### YOUR INSTRUCTIONS
Go through the listing below and gather every line with the word "this".

### DATA SUPPLIED
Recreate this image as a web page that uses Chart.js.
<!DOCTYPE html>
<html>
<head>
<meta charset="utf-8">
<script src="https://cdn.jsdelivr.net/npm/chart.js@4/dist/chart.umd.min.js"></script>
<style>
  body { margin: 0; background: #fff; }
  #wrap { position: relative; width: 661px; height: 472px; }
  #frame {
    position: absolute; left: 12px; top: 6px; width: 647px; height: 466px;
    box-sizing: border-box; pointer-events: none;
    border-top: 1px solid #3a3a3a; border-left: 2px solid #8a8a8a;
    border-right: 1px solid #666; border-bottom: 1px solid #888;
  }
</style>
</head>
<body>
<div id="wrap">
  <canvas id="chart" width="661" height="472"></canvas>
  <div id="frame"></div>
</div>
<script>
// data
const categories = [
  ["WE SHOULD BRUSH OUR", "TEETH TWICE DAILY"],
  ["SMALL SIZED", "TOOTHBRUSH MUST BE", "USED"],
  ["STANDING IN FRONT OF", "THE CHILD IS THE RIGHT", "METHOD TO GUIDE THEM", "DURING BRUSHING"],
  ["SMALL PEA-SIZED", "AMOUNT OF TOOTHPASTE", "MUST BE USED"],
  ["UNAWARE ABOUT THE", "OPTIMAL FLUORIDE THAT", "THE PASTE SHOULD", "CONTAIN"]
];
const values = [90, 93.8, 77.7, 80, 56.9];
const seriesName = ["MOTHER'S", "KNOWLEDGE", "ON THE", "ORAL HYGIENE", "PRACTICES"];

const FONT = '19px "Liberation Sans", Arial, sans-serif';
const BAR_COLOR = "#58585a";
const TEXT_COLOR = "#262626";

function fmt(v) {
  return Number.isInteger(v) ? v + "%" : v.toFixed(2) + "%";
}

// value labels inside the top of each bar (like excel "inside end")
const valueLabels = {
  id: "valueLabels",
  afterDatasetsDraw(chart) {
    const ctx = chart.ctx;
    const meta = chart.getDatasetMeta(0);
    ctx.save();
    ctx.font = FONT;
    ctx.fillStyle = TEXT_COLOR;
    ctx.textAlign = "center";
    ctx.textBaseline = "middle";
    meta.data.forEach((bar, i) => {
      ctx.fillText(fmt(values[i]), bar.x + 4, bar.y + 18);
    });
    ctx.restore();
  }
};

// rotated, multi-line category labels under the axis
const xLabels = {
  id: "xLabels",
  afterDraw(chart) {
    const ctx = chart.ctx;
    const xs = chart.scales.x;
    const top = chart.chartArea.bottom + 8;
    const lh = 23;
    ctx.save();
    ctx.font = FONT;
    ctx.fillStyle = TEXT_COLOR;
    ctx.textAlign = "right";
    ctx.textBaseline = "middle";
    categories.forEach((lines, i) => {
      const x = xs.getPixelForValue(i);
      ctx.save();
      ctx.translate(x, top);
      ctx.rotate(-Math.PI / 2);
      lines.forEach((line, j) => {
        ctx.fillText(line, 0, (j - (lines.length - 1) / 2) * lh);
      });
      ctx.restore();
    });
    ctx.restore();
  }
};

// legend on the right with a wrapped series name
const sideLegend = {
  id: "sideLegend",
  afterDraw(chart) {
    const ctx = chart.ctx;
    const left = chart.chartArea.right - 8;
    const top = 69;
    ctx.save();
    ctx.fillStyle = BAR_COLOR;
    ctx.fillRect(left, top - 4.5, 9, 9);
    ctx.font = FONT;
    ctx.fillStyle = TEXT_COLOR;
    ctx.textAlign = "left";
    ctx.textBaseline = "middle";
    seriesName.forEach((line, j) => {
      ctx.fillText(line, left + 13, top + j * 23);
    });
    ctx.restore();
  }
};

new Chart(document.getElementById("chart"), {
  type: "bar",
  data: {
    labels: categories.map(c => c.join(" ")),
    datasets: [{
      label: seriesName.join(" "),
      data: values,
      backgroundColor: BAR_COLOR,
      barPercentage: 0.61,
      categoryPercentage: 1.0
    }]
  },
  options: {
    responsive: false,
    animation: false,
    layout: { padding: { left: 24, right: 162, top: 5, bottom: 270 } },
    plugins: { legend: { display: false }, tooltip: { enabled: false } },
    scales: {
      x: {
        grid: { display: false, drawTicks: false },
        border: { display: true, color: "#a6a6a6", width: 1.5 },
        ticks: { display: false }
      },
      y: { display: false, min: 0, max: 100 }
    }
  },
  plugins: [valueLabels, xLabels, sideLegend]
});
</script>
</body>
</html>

==

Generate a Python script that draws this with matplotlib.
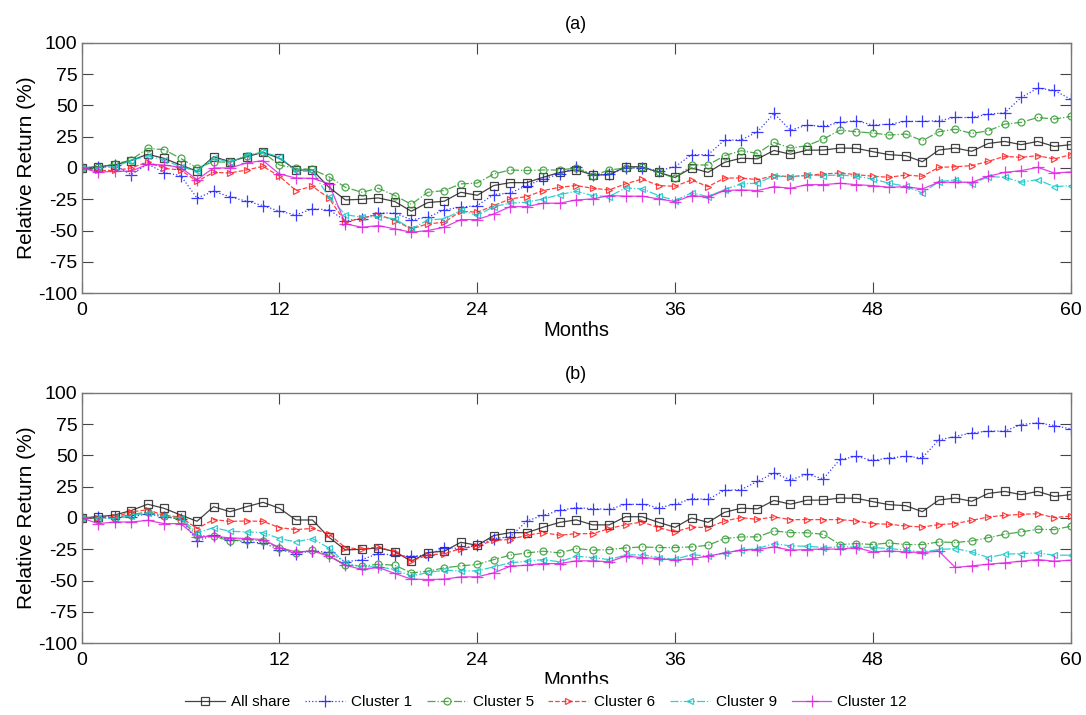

### THE ANSWER
Recreate this image as a web page that uses Chart.js.
Generate a Python script that draws this with matplotlib.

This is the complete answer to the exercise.